Quantifying the Impact on Global Markets
While Russia is a massive crude exporter, it is a secondary player in the global gasoline market compared to its dominance in diesel. However, the psychological impact of the ban creates a "risk premium" in European and Atlantic trading hubs.
- Tightening of the Atlantic Basin: European blenders often rely on Russian heavy naphtha or components to finish gasoline grades. Removing these volumes forces a re-routing of supply from the US Gulf Coast or the Middle East, increasing freight costs ($/mt).
- Diesel-Gasoline Decoupling: The ban focuses on gasoline because its domestic demand is more politically sensitive (private vehicle owners). Diesel exports, which generate significantly more hard currency, have generally been treated with more leniency, though they remain subject to "voluntary" cuts in alignment with OPEC+ quotas.
The Risk of Storage Saturation
A significant limitation of a prolonged export ban is the Ullage Constraint. Russian refineries have limited on-site storage capacity for finished gasoline.
If the domestic market cannot absorb the redirected volumes, tanks will reach "top-of-the-tank" status. At this point, refineries must either reduce runs (cut through-put) or risk mechanical failure. Cutting runs is economically disastrous because it also reduces the production of diesel, fuel oil, and petrochemical feedstocks. Therefore, the ban is inherently a short-term tool. It cannot last indefinitely without forcing a broader contraction of the Russian refining sector.
Strategic Outlook and Industry Maneuvers
The end-July expiration date is not arbitrary. It marks the anticipated conclusion of the peak maintenance season and the primary agricultural push. However, market participants should anticipate a "tapering" of the ban rather than a sudden lifting.

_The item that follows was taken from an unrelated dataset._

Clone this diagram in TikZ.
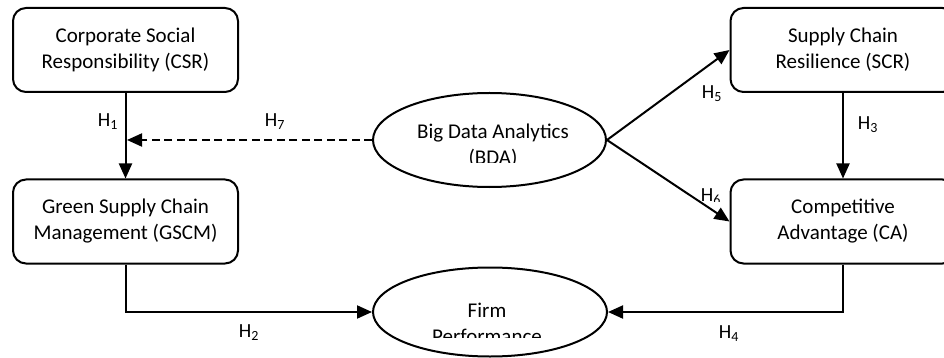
\documentclass[tikz,border=0pt]{standalone}
\usepackage{fontspec}
\setmainfont{Carlito}
\usetikzlibrary{arrows.meta,shapes.geometric}
\begin{document}
\begin{tikzpicture}[x=1pt,y=-1pt,
  txt/.style={font=\fontsize{21}{26}\selectfont, align=center},
  hlab/.style={font=\fontsize{20}{24}\selectfont, inner sep=0pt},
  box/.style={draw, line width=2pt, rounded corners=13pt, minimum width=225pt, minimum height=84pt, txt},
  oval/.style={draw, line width=2pt, ellipse, inner sep=0pt},
  conn/.style={line width=2pt, -{Triangle[length=15pt,width=13pt]}},
]
\useasboundingbox (0,0) rectangle (944,358);
\clip (0,0) rectangle (944,358);

\node[box] (csr) at (125.5,50) {Corporate Social\\Responsibility (CSR)};
\node[box] (gscm) at (125.5,221.5) {Green Supply Chain\\Management (GSCM)};
\node[box] (scr) at (843,50) {Supply Chain\\Resilience (SCR)};
\node[box] (ca) at (843,221.5) {Competitive\\Advantage (CA)};

\node[oval, minimum width=233pt, minimum height=94pt] (bda) at (489.5,140) {};
\node[oval, minimum width=234pt, minimum height=89pt] (firm) at (490,312) {};

\begin{scope}
  \clip (380,100) rectangle (569,163);
  \node[txt] (bdatext) at (493,146) {Big Data Analytics\\(BDA)};
\end{scope}
\begin{scope}
  \clip (390,280) rectangle (590,337);
  \node[txt] (firmtext) at (487,323) {Firm\\Performance};
\end{scope}

\coordinate (j) at (127,140);
\draw[conn] (csr.south) -- (gscm.north);
\draw[conn, dashed, dash pattern=on 8pt off 4.5pt] (bda.west) -- (j);
\draw[conn] (bda.east) -- (scr.west);
\draw[conn] (bda.east) -- (ca.west);
\draw[conn] (scr.south) -- (ca.north);
\draw[conn] (gscm.south) |- (firm.west);
\draw[conn] (ca.south) |- (firm.east);

\node[hlab] (h1) at (108,122) {H\textsubscript{1}};
\node[hlab] (h7) at (275,122) {H\textsubscript{7}};
\node[hlab] (h5) at (712,94) {H\textsubscript{5}};
\node[hlab] (h3) at (868,125) {H\textsubscript{3}};
\node[hlab] (h2) at (249,333) {H\textsubscript{2}};
\begin{scope}
  \clip (690,180) rectangle (730,201);
  \node[hlab] (h6) at (711,197) {H\textsubscript{6}};
\end{scope}
\begin{scope}
  \clip (700,315) rectangle (760,341);
  \node[hlab] (h4) at (729,334) {H\textsubscript{4}};
\end{scope}
\end{tikzpicture}
\end{document}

Refineries will likely be required to meet strict Domestic Quotas on the SPIMEX exchange before being granted export licenses for the fourth quarter of the year. For global traders, the absence of Russian gasoline through July ensures a floor for cracks (the margin between crude and finished product) across the Mediterranean.
Domestic oil majors—Rosneft, Lukoil, and Gazprom Neft—will be forced to internalize the cost of this price stability. Their downstream margins will contract as they are compelled to sell at capped domestic prices while global crude prices (Brent/Urals) remain elevated. This shift in value from the corporate balance sheet to the domestic consumer is a deliberate redistribution of wealth intended to maintain social cohesion during a period of geopolitical friction.
Operational priority must now shift toward accelerating the "Import Substitution" of refinery catalysts and specialized valves. If the maintenance cycles are not shortened through better technical self-sufficiency, these export bans will transition from "emergency interventions" to "seasonal fixtures" of the Russian energy strategy. This would lead to a permanent discount on Russian refined products as they lose "reliability premiums" in the eyes of international buyers in Africa and South America.